GIVEN PROBLEM: Pull out from the material below all lines with "standalone".
=-=-=
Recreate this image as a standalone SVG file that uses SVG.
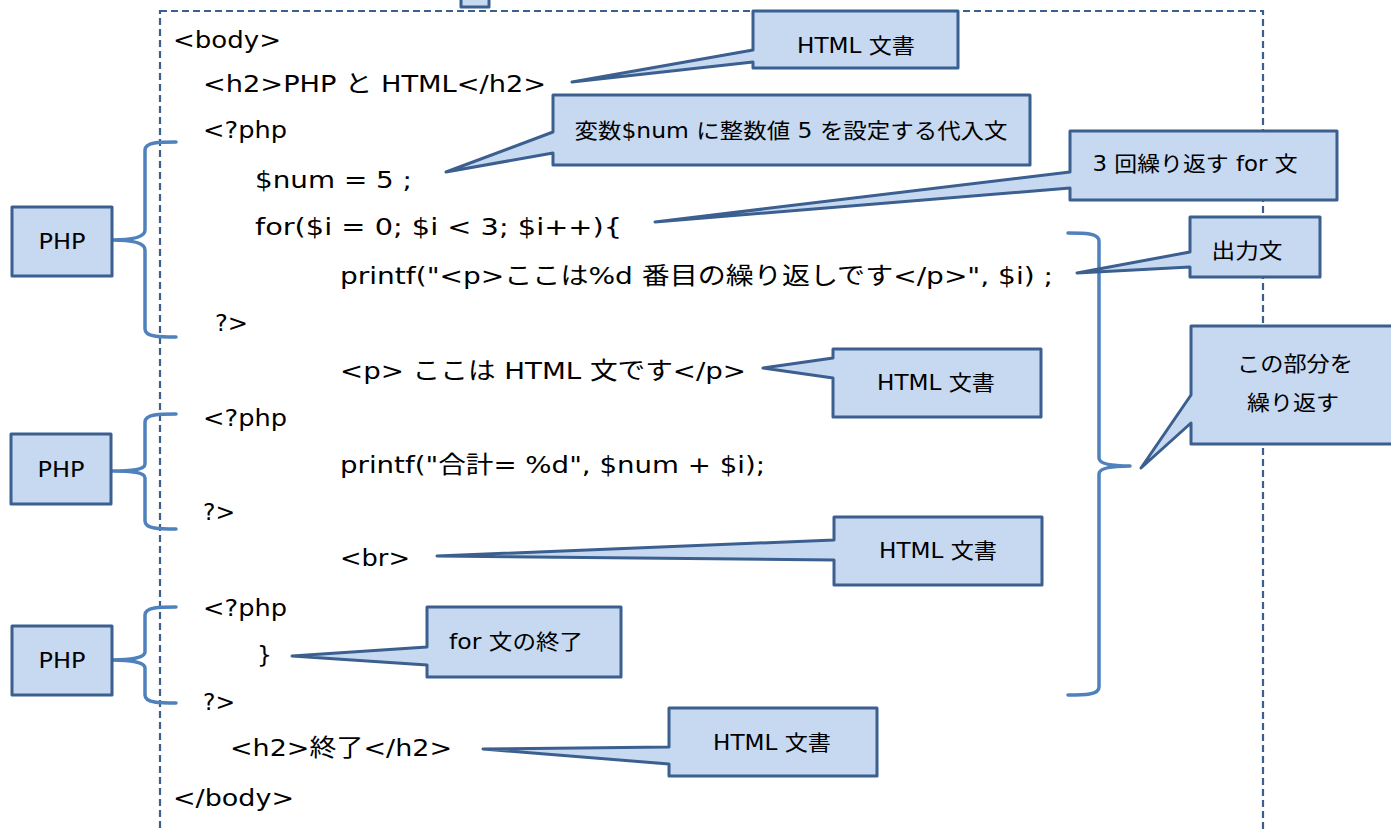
<svg xmlns="http://www.w3.org/2000/svg" width="1391" height="829" viewBox="0 0 1391 829">
<style>
.code{font-family:"DejaVu Sans","Noto Sans CJK JP",sans-serif;font-size:23.5px;fill:#000}
.lbl{font-family:"DejaVu Sans","Noto Sans CJK JP",sans-serif;font-size:21px;fill:#000;text-anchor:middle}
.call{fill:#c6d9f1;stroke:#3b5f8f;stroke-width:3;stroke-linejoin:round}
.brace{fill:none;stroke:#4f81bd;stroke-width:3.5;stroke-linecap:round;stroke-linejoin:round}
.frame{fill:none;stroke:#3b5f8f;stroke-width:2.2;stroke-dasharray:7 4}
</style>
<rect width="1391" height="829" fill="#fff"/>
<rect class="frame" x="160" y="11" width="1103" height="840"/>
<rect class="call" x="461" y="-6" width="28" height="13"/>
<g id="code">
<text class="code" x="173" y="48" textLength="108" lengthAdjust="spacingAndGlyphs">&lt;body&gt;</text>
<text class="code" x="203" y="92" textLength="343" lengthAdjust="spacingAndGlyphs">&lt;h2&gt;PHP と HTML&lt;/h2&gt;</text>
<text class="code" x="203" y="138" textLength="84" lengthAdjust="spacingAndGlyphs">&lt;?php</text>
<text class="code" x="255" y="188" textLength="157" lengthAdjust="spacingAndGlyphs">$num = 5 ;</text>
<text class="code" x="255" y="235" textLength="367" lengthAdjust="spacingAndGlyphs">for($i = 0; $i &lt; 3; $i++){</text>
<text class="code" x="340" y="284" textLength="713" lengthAdjust="spacingAndGlyphs">printf("&lt;p&gt;ここは%d 番目の繰り返しです&lt;/p&gt;", $i) ;</text>
<text class="code" x="215" y="331" textLength="33" lengthAdjust="spacingAndGlyphs">?&gt;</text>
<text class="code" x="340" y="379" textLength="406" lengthAdjust="spacingAndGlyphs">&lt;p&gt;  ここは HTML 文です&lt;/p&gt;</text>
<text class="code" x="203" y="426" textLength="84" lengthAdjust="spacingAndGlyphs">&lt;?php</text>
<text class="code" x="340" y="473" textLength="425" lengthAdjust="spacingAndGlyphs">printf("合計= %d", $num + $i);</text>
<text class="code" x="203" y="520" textLength="32" lengthAdjust="spacingAndGlyphs">?&gt;</text>
<text class="code" x="340" y="566" textLength="70" lengthAdjust="spacingAndGlyphs">&lt;br&gt;</text>
<text class="code" x="203" y="616" textLength="84" lengthAdjust="spacingAndGlyphs">&lt;?php</text>
<text class="code" x="257" y="663">}</text>
<text class="code" x="203" y="710" textLength="32" lengthAdjust="spacingAndGlyphs">?&gt;</text>
<text class="code" x="230" y="756" textLength="222" lengthAdjust="spacingAndGlyphs">&lt;h2&gt;終了&lt;/h2&gt;</text>
<text class="code" x="173" y="806" textLength="121" lengthAdjust="spacingAndGlyphs">&lt;/body&gt;</text>
</g>
<g id="connectors">
<path class="brace" d="M176,142 C160,142 145,142 145,150 V230 C145,238 130,240 112,240 C130,240 145,242 145,250 V329 C145,337 160,337 176,337"/>
<path class="brace" d="M176,414 C160,414 145,414 145,422 V464 C145,470 130,471 112,471 C130,471 145,472 145,478 V521 C145,529 160,529 176,529"/>
<path class="brace" d="M176,607 C160,607 145,607 145,615 V652 C145,658 130,660 112,660 C130,660 145,662 145,668 V695 C145,703 160,703 176,703"/>
<path class="brace" d="M1068,233 C1084,233 1099,233 1099,241 V458 C1099,464 1112,466 1130,466 C1112,466 1099,468 1099,474 V687 C1099,695 1084,695 1068,695"/>
</g>
<g id="php1"><rect class="call" x="12" y="207" width="100" height="69"/><text class="lbl" x="62" y="249" textLength="47" lengthAdjust="spacingAndGlyphs">PHP</text></g>
<g id="php2"><rect class="call" x="11" y="434" width="100" height="70"/><text class="lbl" x="61" y="477" textLength="47" lengthAdjust="spacingAndGlyphs">PHP</text></g>
<g id="php3"><rect class="call" x="12" y="626" width="100" height="69"/><text class="lbl" x="62" y="668" textLength="47" lengthAdjust="spacingAndGlyphs">PHP</text></g>
<g id="c-html1"><path class="call" d="M753,11 H958 V68 H753 V62 L572,82 L753,50 Z"/><text class="lbl" x="856" y="53" textLength="118" lengthAdjust="spacingAndGlyphs">HTML 文書</text></g>
<g id="c-num"><path class="call" d="M553,95 H1030 V165 H553 V153 L446,172 L553,132 Z"/><text class="lbl" x="791" y="138" textLength="433" lengthAdjust="spacingAndGlyphs">変数$num に整数値 5 を設定する代入文</text></g>
<g id="c-for"><path class="call" d="M1070,131 H1337 V200 H1070 V188 L655,222 L1070,172 Z"/><text class="lbl" x="1195" y="171" textLength="205" lengthAdjust="spacingAndGlyphs">3 回繰り返す for 文</text></g>
<g id="c-out"><path class="call" d="M1190,217 H1320 V277 H1190 V267 L1077,273 L1190,252 Z"/><text class="lbl" x="1247" y="258" textLength="71" lengthAdjust="spacingAndGlyphs">出力文</text></g>
<g id="c-repeat"><path class="call" d="M1191,326 H1402 V444 H1191 V423 L1141,468 L1191,395 Z"/><text class="lbl" x="1295" y="371" textLength="116" lengthAdjust="spacingAndGlyphs">この部分を</text><text class="lbl" x="1293" y="410" textLength="92" lengthAdjust="spacingAndGlyphs">繰り返す</text></g>
<g id="c-html2"><path class="call" d="M833,349 H1041 V417 H833 V378 L763,368 L833,358 Z"/><text class="lbl" x="936" y="390" textLength="118" lengthAdjust="spacingAndGlyphs">HTML 文書</text></g>
<g id="c-html3"><path class="call" d="M834,517 H1042 V585 H834 V560 L437,556 L834,540 Z"/><text class="lbl" x="938" y="558" textLength="118" lengthAdjust="spacingAndGlyphs">HTML 文書</text></g>
<g id="c-forend"><path class="call" d="M427,607 H621 V677 H427 V665 L292,656 L427,647 Z"/><text class="lbl" x="516" y="649" textLength="134" lengthAdjust="spacingAndGlyphs">for 文の終了</text></g>
<g id="c-html4"><path class="call" d="M669,708 H877 V776 H669 V764 L483,749 L669,747 Z"/><text class="lbl" x="772" y="750" textLength="118" lengthAdjust="spacingAndGlyphs">HTML 文書</text></g>
</svg>
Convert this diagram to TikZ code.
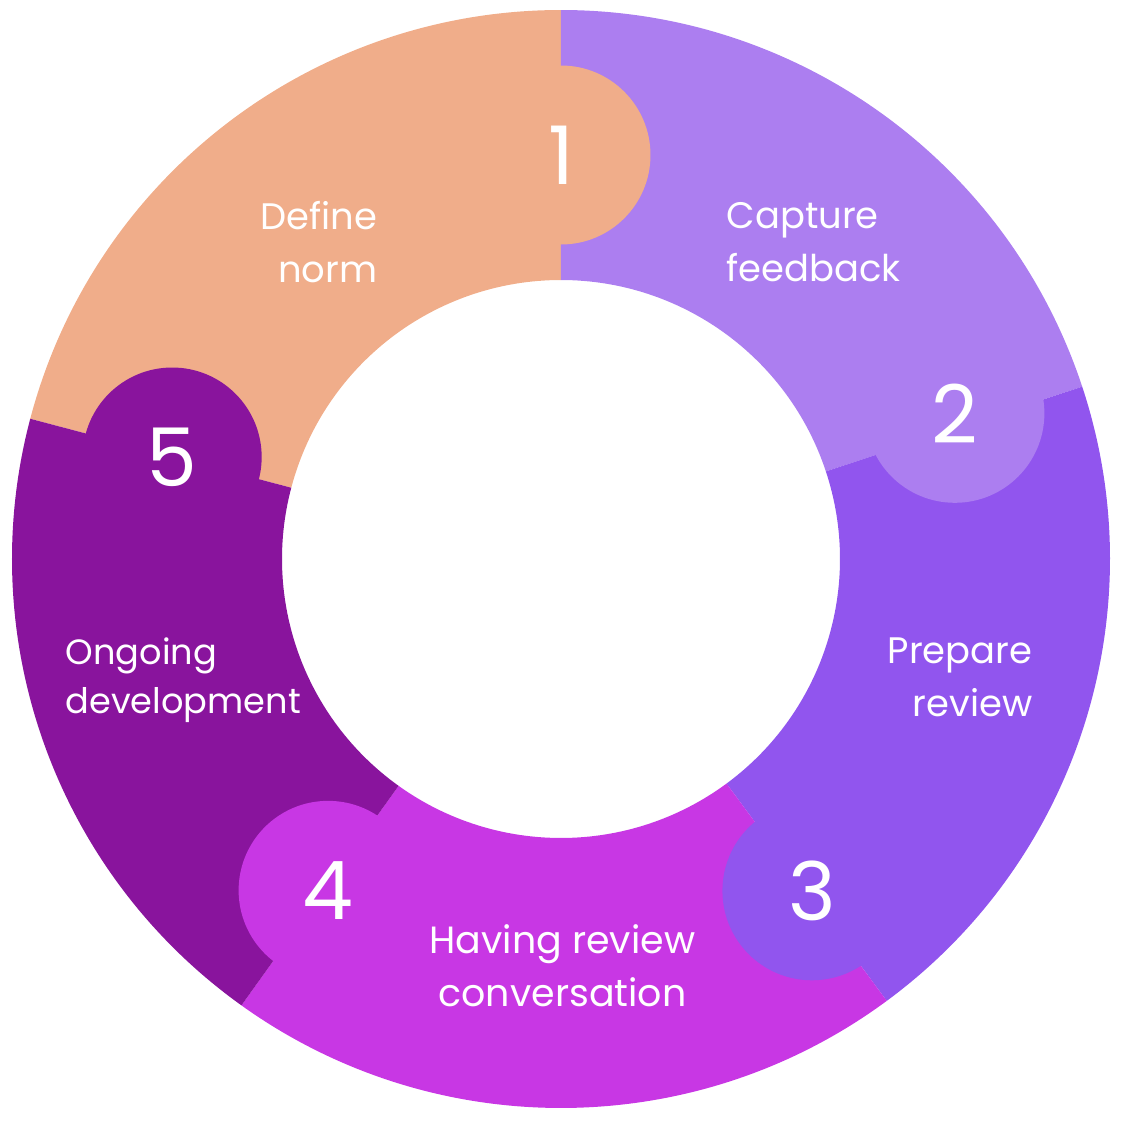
\documentclass[tikz,border=0pt]{standalone}
\usepackage{fontspec}
\setmainfont{Poppins}
\definecolor{segone}{HTML}{F0AD8A}
\definecolor{segtwo}{HTML}{AC7EF0}
\definecolor{segthree}{HTML}{9155EE}
\definecolor{segfour}{HTML}{C837E4}
\definecolor{segfive}{HTML}{89149D}
\newcommand{\ringout}{5.49}
\newcommand{\ringin}{2.79}
\begin{document}
\begin{tikzpicture}[
    knob/.style={circle, minimum size=1.79cm, inner sep=0pt, text=white,
      font=\fontsize{23}{23}\selectfont},
    txt/.style={text=white, inner sep=0pt, font=\fontsize{10.5}{15}\selectfont}
  ]
  \useasboundingbox (-5.61,-5.66) rectangle (5.64,5.59);
  % ring parts, clockwise from the top left
  \foreach \a/\b/\c in {165.2/90/segone, 90/18.3/segtwo, 18.3/-53.6/segthree,
      -53.6/-125.6/segfour, -125.6/-194.8/segfive}
    \fill[\c] (\a:\ringout) arc[start angle=\a, end angle=\b, radius=\ringout]
      -- (\b:\ringin) arc[start angle=\b, end angle=\a, radius=\ringin] -- cycle;
  % knobs with the step numbers
  \node[knob, fill=segone] (k1) at (90:4.04) {1};
  \node[knob, fill=segtwo] (k2) at (20.3:4.20) {2};
  \node[knob, fill=segthree] (k3) at (-52.9:4.16) {3};
  \node[knob, fill=segfour] (k4) at (-125.1:4.05) {4};
  \node[knob, fill=segfive] (k5) at (165.3:4.02) {5};
  % step texts
  \node[txt, anchor=east, align=right] (define) at (-1.83,3.17) {Define\\norm};
  \node[txt, anchor=west, align=left] (capture) at (1.65,3.17) {Capture\\feedback};
  \node[txt, anchor=east, align=right] (prepare) at (4.72,-1.18) {Prepare\\review};
  \node[txt, align=center, font=\fontsize{10.8}{15}\selectfont] (having)
    at (0.015,-4.07) {Having review\\conversation};
  \node[txt, anchor=west, align=left, font=\fontsize{10}{14}\selectfont] (ongoing)
    at (-4.96,-1.21) {Ongoing\\development};
\end{tikzpicture}
\end{document}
=-=-=
THE ANSWER:
Recreate this image as a standalone SVG file that uses SVG.
\documentclass[tikz,border=0pt]{standalone}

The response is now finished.